Wednesday, December 25, 2024


‘The Christian Left boasts a successful past – but does it have a future?’


Source: Blair McDougall

“The season’s greetings to all who are remembering that Christ came ‘not to send peace but a sword’ against wrongdoing in all its forms.”

This was the pugnacious Christmas greeting once offered by James Keir Hardie, the Labour Party’s first leader and the man often viewed as the key figure in its creation.

“There can be no peace,” Hardie added, “so long as gaunt hunger stalks the land.”

There is no doubting Hardie’s radicalism. He viewed the Labour Party as the means by which a peaceful revolution could be carried out. The capitalist system would be eradicated once enough Labour MPs were elected to vote for its downfall and inaugurate what he called “a Co-operative Commonwealth”.

Yet he was also a man of sincere faith, who once wrote, “The impetus which drove me first into the Labour movement, and the inspiration which has carried me on in it, has been derived more from the teachings of Jesus of Nazareth than from all other sources combined.”

The road to ‘45

Hardie exemplifies the Christian Socialist tradition that both shaped the Labour Party’s ideology in its formative years and led to its greatest triumph – the General Election victory of 1945.

This victory seemed most unlikely around a decade and a half earlier. The party almost didn’t survive the fall-out from Ramsay MacDonald’s decision to form a National Government coalition with the Liberals and Conservatives.

It was two Christian Socialists – firstly Arthur Henderson and secondly George Lansbury – who led Labour through this troubled time. “I am a Socialist,” said Lansbury, “because the Christian religion teaches us that love, co-operation, brotherhood are the way of life which will give us peace and security.” Lansbury’s deputy was a future leader, Clement Attlee.

Another Christian Socialist, R.H. Tawney, was the intellectual force behind the party at this stage. To believe in socialism, wrote Tawney, “it is necessary to believe in God”.

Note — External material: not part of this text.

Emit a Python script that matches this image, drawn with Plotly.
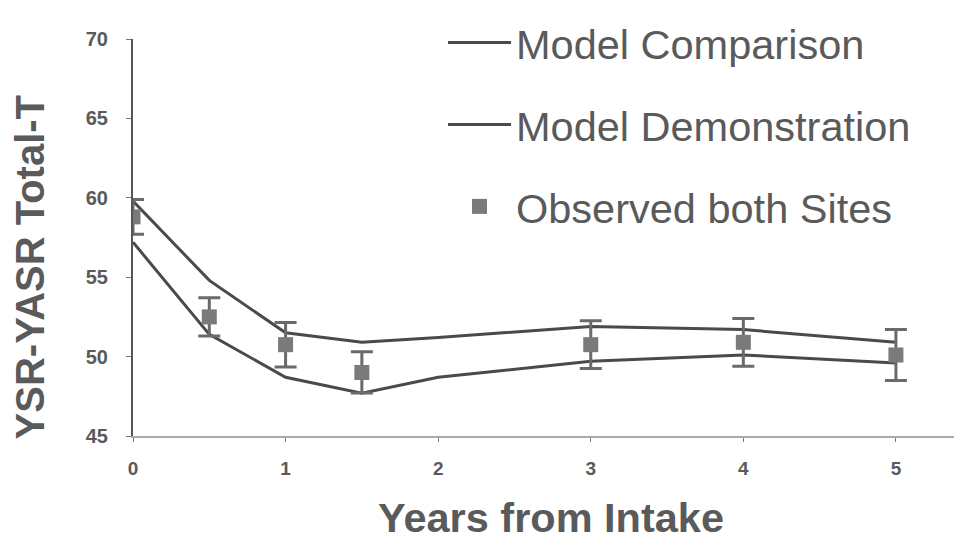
import plotly.graph_objects as go

years_model = [0, 0.5, 1, 1.5, 2, 3, 4, 5]
model_comparison = [59.8, 54.8, 51.5, 50.9, 51.2, 51.9, 51.7, 50.9]
model_demonstration = [57.2, 51.4, 48.7, 47.7, 48.7, 49.7, 50.1, 49.6]

years_obs = [0, 0.5, 1, 1.5, 3, 4, 5]
observed = [58.8, 52.5, 50.75, 49.0, 50.75, 50.9, 50.1]
observed_err = [1.1, 1.2, 1.4, 1.3, 1.5, 1.5, 1.6]

y_ticks = [45, 50, 55, 60, 65, 70]
x_ticks = [0, 1, 2, 3, 4, 5]

line_col = "#4a4a4a"
txt_col = "#5a5a5a"
fam = "Liberation Sans, Arial, sans-serif"

# page has an 8px body margin; compensate
W, H = 954, 539
L, T, R, B = 125, 30, 2, 111
pw = W - L - R
ph = H - T - B

fig = go.Figure()
fig.add_trace(go.Scatter(x=years_model, y=model_comparison, mode="lines",
                         name="Model Comparison", legendgroup="a",
                         line=dict(color=line_col, width=3)))
fig.add_trace(go.Scatter(x=years_model, y=model_demonstration, mode="lines",
                         name="Model Demonstration", legendgroup="b",
                         line=dict(color=line_col, width=3)))
fig.add_trace(go.Scatter(x=years_obs, y=observed, mode="markers",
                         name="Observed both Sites", legendgroup="c",
                         marker=dict(symbol="square", size=15, color="#7a7a7a"),
                         error_y=dict(type="data", array=observed_err, visible=True,
                                      color="#6a6a6a", thickness=3, width=11)))

fig.update_layout(
    width=W, height=H,
    margin=dict(l=L, r=R, t=T, b=B),
    paper_bgcolor="white", plot_bgcolor="white",
    font=dict(family=fam, color=txt_col),
    showlegend=True,
    legend=dict(x=(443 - 8 - L) / pw, y=1 + (T - 1) / ph, xanchor="left", yanchor="top",
                font=dict(size=41.5, color=txt_col, family=fam), bgcolor="rgba(0,0,0,0)",
                tracegroupgap=25, itemwidth=63),
    xaxis=dict(range=[0, 5.42], tickvals=x_ticks,
               ticktext=["<b>%d</b>" % t for t in x_ticks],
               showgrid=False, zeroline=False, showline=True, linecolor="#aaa",
               linewidth=2, ticks="outside", ticklen=4, tickcolor="#777",
               tickfont=dict(size=19, color=txt_col, family=fam),
               ticklabelstandoff=10, automargin=False),
    yaxis=dict(range=[45, 70], tickvals=y_ticks,
               ticktext=["<b>%d</b>" % t for t in y_ticks],
               showgrid=False, zeroline=False, showline=True, linecolor="#555",
               linewidth=2, ticks="outside", ticklen=5, tickcolor="#777",
               tickfont=dict(size=20, color=txt_col, family=fam),
               ticklabelstandoff=14, automargin=False),
    annotations=[
        dict(text="<b>YSR-YASR Total-T</b>", xref="paper", yref="paper",
             x=(30 - 8 - L) / pw, y=(436 - 267) / ph, textangle=-90, showarrow=False,
             xanchor="center", yanchor="middle",
             font=dict(size=40, color=txt_col, family=fam)),
        dict(text="<b>Years from Intake</b>", xref="paper", yref="paper",
             x=(551 - 8 - L) / pw, y=-(518 - 436) / ph, showarrow=False,
             xanchor="center", yanchor="middle",
             font=dict(size=41.5, color=txt_col, family=fam)),
    ],
)

fig.write_html("out.html")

It was Tawney who helped Archbishop William Temple to shape the appendix to his key work Christianity and the Social Order (1942). Here the archbishop set out a blueprint for a post-war welfare state. Many took notice – including William Beveridge, who published the Beveridge Report that same year.

The ideas of Tawney, Temple and Beveridge were codified in the 1945 party manifesto Let us Face the Future, co-authored by yet another Christian Socialist – Jarrow MP Ellen Wilkinson. It isn’t just the party, but also the expansion of the welfare state and the creation of the NHS that “owes more to Methodism than to Marx”.

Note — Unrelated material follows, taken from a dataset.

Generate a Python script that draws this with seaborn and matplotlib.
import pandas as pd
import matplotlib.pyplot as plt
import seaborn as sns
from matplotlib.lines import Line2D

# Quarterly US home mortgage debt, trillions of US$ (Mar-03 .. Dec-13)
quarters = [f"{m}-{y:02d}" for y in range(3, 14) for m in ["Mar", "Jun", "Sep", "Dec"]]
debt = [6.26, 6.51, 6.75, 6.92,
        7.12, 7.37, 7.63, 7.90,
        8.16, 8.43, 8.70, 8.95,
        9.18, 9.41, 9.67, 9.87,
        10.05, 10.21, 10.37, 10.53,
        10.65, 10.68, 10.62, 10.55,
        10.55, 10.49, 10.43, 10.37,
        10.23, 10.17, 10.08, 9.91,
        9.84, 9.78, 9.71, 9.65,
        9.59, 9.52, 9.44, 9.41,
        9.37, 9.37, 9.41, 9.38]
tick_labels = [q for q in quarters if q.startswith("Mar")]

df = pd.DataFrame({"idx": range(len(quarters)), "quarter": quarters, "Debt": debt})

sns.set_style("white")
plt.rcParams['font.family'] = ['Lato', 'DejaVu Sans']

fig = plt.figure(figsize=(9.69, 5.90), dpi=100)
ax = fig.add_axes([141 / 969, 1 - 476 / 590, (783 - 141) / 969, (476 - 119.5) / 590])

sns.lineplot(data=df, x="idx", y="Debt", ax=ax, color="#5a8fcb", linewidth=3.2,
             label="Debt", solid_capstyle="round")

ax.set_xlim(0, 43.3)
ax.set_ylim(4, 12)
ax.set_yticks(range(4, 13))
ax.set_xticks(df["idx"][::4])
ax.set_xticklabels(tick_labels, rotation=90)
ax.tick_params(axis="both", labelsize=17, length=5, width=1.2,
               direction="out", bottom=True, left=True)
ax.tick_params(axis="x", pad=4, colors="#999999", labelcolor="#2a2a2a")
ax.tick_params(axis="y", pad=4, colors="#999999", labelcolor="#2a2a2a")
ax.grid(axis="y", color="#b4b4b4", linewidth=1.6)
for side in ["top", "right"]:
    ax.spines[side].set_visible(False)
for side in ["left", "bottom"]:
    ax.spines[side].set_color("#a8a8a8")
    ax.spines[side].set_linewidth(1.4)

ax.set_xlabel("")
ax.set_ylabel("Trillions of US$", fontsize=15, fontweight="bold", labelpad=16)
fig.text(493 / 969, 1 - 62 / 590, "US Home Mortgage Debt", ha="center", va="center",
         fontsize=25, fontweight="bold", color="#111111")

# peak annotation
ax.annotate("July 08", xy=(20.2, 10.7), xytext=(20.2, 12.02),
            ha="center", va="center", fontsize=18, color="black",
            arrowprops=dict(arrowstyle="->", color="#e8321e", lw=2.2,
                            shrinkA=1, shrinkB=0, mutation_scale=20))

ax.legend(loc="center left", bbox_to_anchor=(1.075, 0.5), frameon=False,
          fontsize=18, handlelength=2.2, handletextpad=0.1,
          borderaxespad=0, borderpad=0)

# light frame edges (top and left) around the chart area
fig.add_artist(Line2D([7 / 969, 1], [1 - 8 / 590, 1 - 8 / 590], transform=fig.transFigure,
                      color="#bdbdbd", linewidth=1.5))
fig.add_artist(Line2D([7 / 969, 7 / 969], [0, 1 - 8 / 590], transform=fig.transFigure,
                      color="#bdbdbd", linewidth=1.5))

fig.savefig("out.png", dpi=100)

‘Prophetic-liberating tradition’

The Christian Socialism of the British Labour movement is just one of the many and varied Christian Left movements that have emerged around the world.

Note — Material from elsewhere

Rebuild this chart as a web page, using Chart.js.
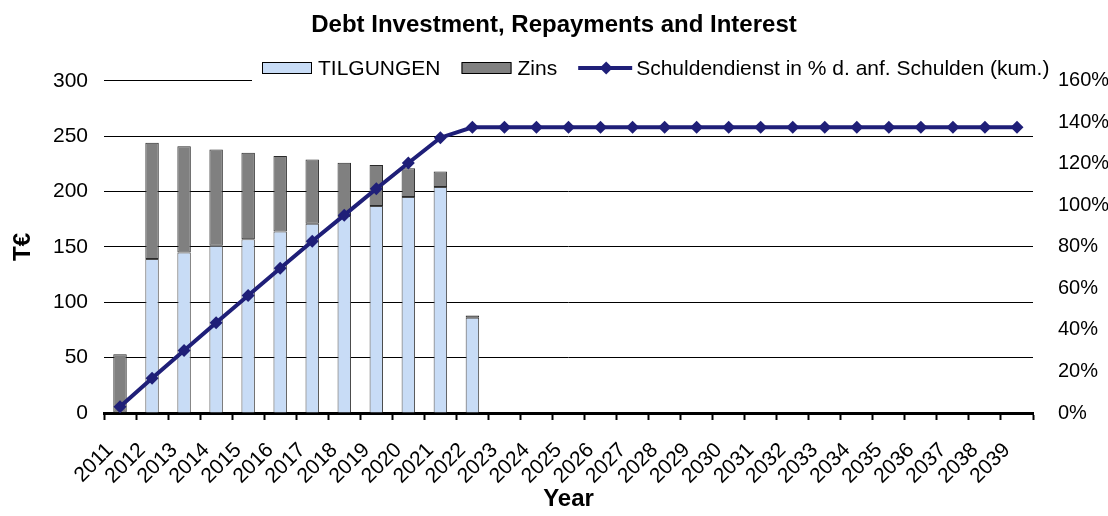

One of the most notable examples is the liberation theology of Peruvian theologian Gustavo Gutiérrez, who published A Theology of Liberation in 1971. Christians, says Gutiérrez, must follow God in taking the side of “the poor and oppressed over and against the pharaohs of this world”.

Around the same time as Gutiérrez was developing his ideas, in the United States James Cone published Black Theology and Black Power (1969) and a Black Theology of Liberation (1970).

Cone’s work demonstrates the portability of liberation theology. It applies not only to the economically marginalised, but to oppressed people of all kinds. This is why there have emerged Black, African, feminist, womanist, and a variety of LGBTQ+ liberation theologies.

Like British Christian Socialism, these liberation movements have their roots in Christian theology.

The American feminist theologian Rosemary Radford Ruether views this as flowing from a scriptural “prophetic-liberating tradition” that is “the central tradition, the tradition by which the biblical faith constantly criticises and renews itself after its own vision”.

Tensions and questions

Debates within liberation theology from the 1970s onwards sought to move the focus beyond just one form of oppression to consider multiple, overlapping forms of oppression. This brings liberation theology into the same ideological space as the intersectional theory that undergirds so much of the contemporary Left.

But a tension remains. In the era of Hardie, Lansbury and Wilkinson, both Christian and non-Christian socialists could work together in fighting for economic equality and distributive justice. The same may not be true in an era where the progressive, identarian Left views Christianity and its traditional morality as the very source of oppression.

There is also the question of whether Ruether’s “prophetic-liberating tradition” is a true understanding of Christian theology and teaching.

In foregrounding freedom from oppression or the establishment of economic collectivism, the Christian Left appears to be offering a different message to the Christian Gospel.

For Hardie, the baby born in Bethlehem came to oppose social and economic injustice. Jesus was a “communist” and an “agitator” wrote George Lansbury; the one who brings economic liberation according to Gustavo Gutiérrez. The emphasis has shifted far from the New Testament, where “Christ Jesus came into the world to save sinners” (1 Timothy 1:15).

What future is there for a Christian Left that sits uncomfortably with both Christianity and the Left?